Instructions to follow:
Strip the pictures and reproduce the rest of the listing exactly.

Collected material:
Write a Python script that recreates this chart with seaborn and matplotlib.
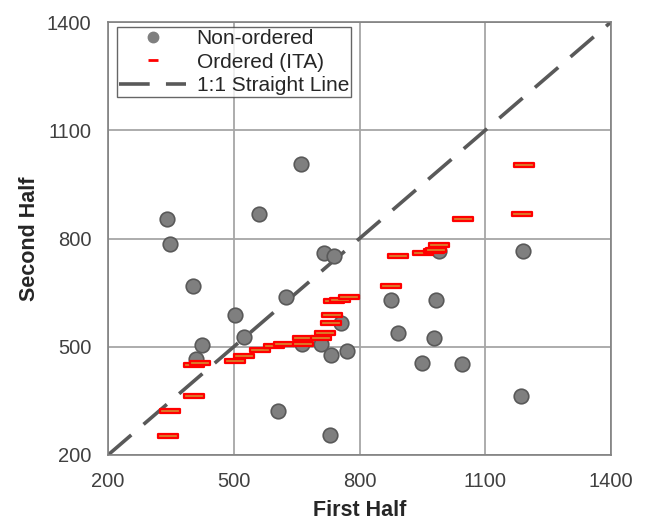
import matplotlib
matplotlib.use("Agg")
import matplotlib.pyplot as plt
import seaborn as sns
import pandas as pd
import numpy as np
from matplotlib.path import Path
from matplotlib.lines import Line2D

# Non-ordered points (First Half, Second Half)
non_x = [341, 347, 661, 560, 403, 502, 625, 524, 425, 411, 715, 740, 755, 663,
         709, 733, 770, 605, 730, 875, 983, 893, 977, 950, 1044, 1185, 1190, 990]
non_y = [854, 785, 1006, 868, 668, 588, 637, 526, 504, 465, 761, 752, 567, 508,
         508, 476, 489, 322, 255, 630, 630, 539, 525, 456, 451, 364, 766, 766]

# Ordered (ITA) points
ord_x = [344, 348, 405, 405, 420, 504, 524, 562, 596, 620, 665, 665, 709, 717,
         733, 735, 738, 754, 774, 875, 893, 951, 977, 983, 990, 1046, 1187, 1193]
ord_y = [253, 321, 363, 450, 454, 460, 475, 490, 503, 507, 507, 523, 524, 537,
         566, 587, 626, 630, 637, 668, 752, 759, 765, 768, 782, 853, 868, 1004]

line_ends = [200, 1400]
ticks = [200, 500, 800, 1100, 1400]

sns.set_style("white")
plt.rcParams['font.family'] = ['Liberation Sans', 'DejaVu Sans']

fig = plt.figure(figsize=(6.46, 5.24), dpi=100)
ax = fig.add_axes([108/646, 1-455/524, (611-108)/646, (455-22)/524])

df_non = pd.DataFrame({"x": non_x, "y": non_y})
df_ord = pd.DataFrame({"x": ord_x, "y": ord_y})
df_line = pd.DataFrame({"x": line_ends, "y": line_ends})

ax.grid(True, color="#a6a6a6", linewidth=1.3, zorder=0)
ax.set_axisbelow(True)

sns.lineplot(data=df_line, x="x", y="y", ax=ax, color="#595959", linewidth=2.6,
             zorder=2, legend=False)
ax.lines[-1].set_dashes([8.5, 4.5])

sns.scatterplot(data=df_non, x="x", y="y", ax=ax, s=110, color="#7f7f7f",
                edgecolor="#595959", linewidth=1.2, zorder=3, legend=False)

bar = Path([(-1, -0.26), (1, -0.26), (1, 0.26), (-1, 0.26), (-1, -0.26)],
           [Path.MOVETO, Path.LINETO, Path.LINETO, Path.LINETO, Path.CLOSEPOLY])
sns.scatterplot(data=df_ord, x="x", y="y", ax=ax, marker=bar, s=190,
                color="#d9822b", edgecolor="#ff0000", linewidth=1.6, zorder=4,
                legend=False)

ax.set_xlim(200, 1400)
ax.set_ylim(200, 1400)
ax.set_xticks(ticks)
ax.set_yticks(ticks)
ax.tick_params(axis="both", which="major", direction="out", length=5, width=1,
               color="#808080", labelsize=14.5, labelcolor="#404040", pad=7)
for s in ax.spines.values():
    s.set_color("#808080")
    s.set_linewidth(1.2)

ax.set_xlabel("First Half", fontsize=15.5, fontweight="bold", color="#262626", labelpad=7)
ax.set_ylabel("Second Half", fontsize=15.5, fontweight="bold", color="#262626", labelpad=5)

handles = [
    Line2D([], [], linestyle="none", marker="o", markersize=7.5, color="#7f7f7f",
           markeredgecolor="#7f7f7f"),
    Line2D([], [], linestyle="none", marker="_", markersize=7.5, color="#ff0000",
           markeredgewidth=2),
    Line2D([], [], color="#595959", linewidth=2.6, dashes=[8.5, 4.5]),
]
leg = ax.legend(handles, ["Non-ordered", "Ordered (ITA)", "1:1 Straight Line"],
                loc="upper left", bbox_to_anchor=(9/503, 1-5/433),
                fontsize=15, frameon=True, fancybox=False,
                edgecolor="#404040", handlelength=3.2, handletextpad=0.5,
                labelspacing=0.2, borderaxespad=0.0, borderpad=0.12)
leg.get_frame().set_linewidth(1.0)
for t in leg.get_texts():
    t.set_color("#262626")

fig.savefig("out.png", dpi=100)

Result for this task:
Write a Python script that recreates this chart with seaborn and matplotlib.
import matplotlib
matplotlib.use("Agg")
import matplotlib.pyplot as plt
import seaborn as sns
import pandas as pd
import numpy as np
from matplotlib.path import Path
from matplotlib.lines import Line2D

# Non-ordered points (First Half, Second Half)
non_x = [341, 347, 661, 560, 403, 502, 625, 524, 425, 411, 715, 740, 755, 663,
         709, 733, 770, 605, 730, 875, 983, 893, 977, 950, 1044, 1185, 1190, 990]
non_y = [854, 785, 1006, 868, 668, 588, 637, 526, 504, 465, 761, 752, 567, 508,
         508, 476, 489, 322, 255, 630, 630, 539, 525, 456, 451, 364, 766, 766]

# Ordered (ITA) points
ord_x = [344, 348, 405, 405, 420, 504, 524, 562, 596, 620, 665, 665, 709, 717,
         733, 735, 738, 754, 774, 875, 893, 951, 977, 983, 990, 1046, 1187, 1193]
ord_y = [253, 321, 363, 450, 454, 460, 475, 490, 503, 507, 507, 523, 524, 537,
         566, 587, 626, 630, 637, 668, 752, 759, 765, 768, 782, 853, 868, 1004]

line_ends = [200, 1400]
ticks = [200, 500, 800, 1100, 1400]

sns.set_style("white")
plt.rcParams['font.family'] = ['Liberation Sans', 'DejaVu Sans']

fig = plt.figure(figsize=(6.46, 5.24), dpi=100)
ax = fig.add_axes([108/646, 1-455/524, (611-108)/646, (455-22)/524])

df_non = pd.DataFrame({"x": non_x, "y": non_y})
df_ord = pd.DataFrame({"x": ord_x, "y": ord_y})
df_line = pd.DataFrame({"x": line_ends, "y": line_ends})

ax.grid(True, color="#a6a6a6", linewidth=1.3, zorder=0)
ax.set_axisbelow(True)

sns.lineplot(data=df_line, x="x", y="y", ax=ax, color="#595959", linewidth=2.6,
             zorder=2, legend=False)
ax.lines[-1].set_dashes([8.5, 4.5])

sns.scatterplot(data=df_non, x="x", y="y", ax=ax, s=110, color="#7f7f7f",
                edgecolor="#595959", linewidth=1.2, zorder=3, legend=False)

bar = Path([(-1, -0.26), (1, -0.26), (1, 0.26), (-1, 0.26), (-1, -0.26)],
           [Path.MOVETO, Path.LINETO, Path.LINETO, Path.LINETO, Path.CLOSEPOLY])
sns.scatterplot(data=df_ord, x="x", y="y", ax=ax, marker=bar, s=190,
                color="#d9822b", edgecolor="#ff0000", linewidth=1.6, zorder=4,
                legend=False)

ax.set_xlim(200, 1400)
ax.set_ylim(200, 1400)
ax.set_xticks(ticks)
ax.set_yticks(ticks)
ax.tick_params(axis="both", which="major", direction="out", length=5, width=1,
               color="#808080", labelsize=14.5, labelcolor="#404040", pad=7)
for s in ax.spines.values():
    s.set_color("#808080")
    s.set_linewidth(1.2)

ax.set_xlabel("First Half", fontsize=15.5, fontweight="bold", color="#262626", labelpad=7)
ax.set_ylabel("Second Half", fontsize=15.5, fontweight="bold", color="#262626", labelpad=5)

handles = [
    Line2D([], [], linestyle="none", marker="o", markersize=7.5, color="#7f7f7f",
           markeredgecolor="#7f7f7f"),
    Line2D([], [], linestyle="none", marker="_", markersize=7.5, color="#ff0000",
           markeredgewidth=2),
    Line2D([], [], color="#595959", linewidth=2.6, dashes=[8.5, 4.5]),
]
leg = ax.legend(handles, ["Non-ordered", "Ordered (ITA)", "1:1 Straight Line"],
                loc="upper left", bbox_to_anchor=(9/503, 1-5/433),
                fontsize=15, frameon=True, fancybox=False,
                edgecolor="#404040", handlelength=3.2, handletextpad=0.5,
                labelspacing=0.2, borderaxespad=0.0, borderpad=0.12)
leg.get_frame().set_linewidth(1.0)
for t in leg.get_texts():
    t.set_color("#262626")

fig.savefig("out.png", dpi=100)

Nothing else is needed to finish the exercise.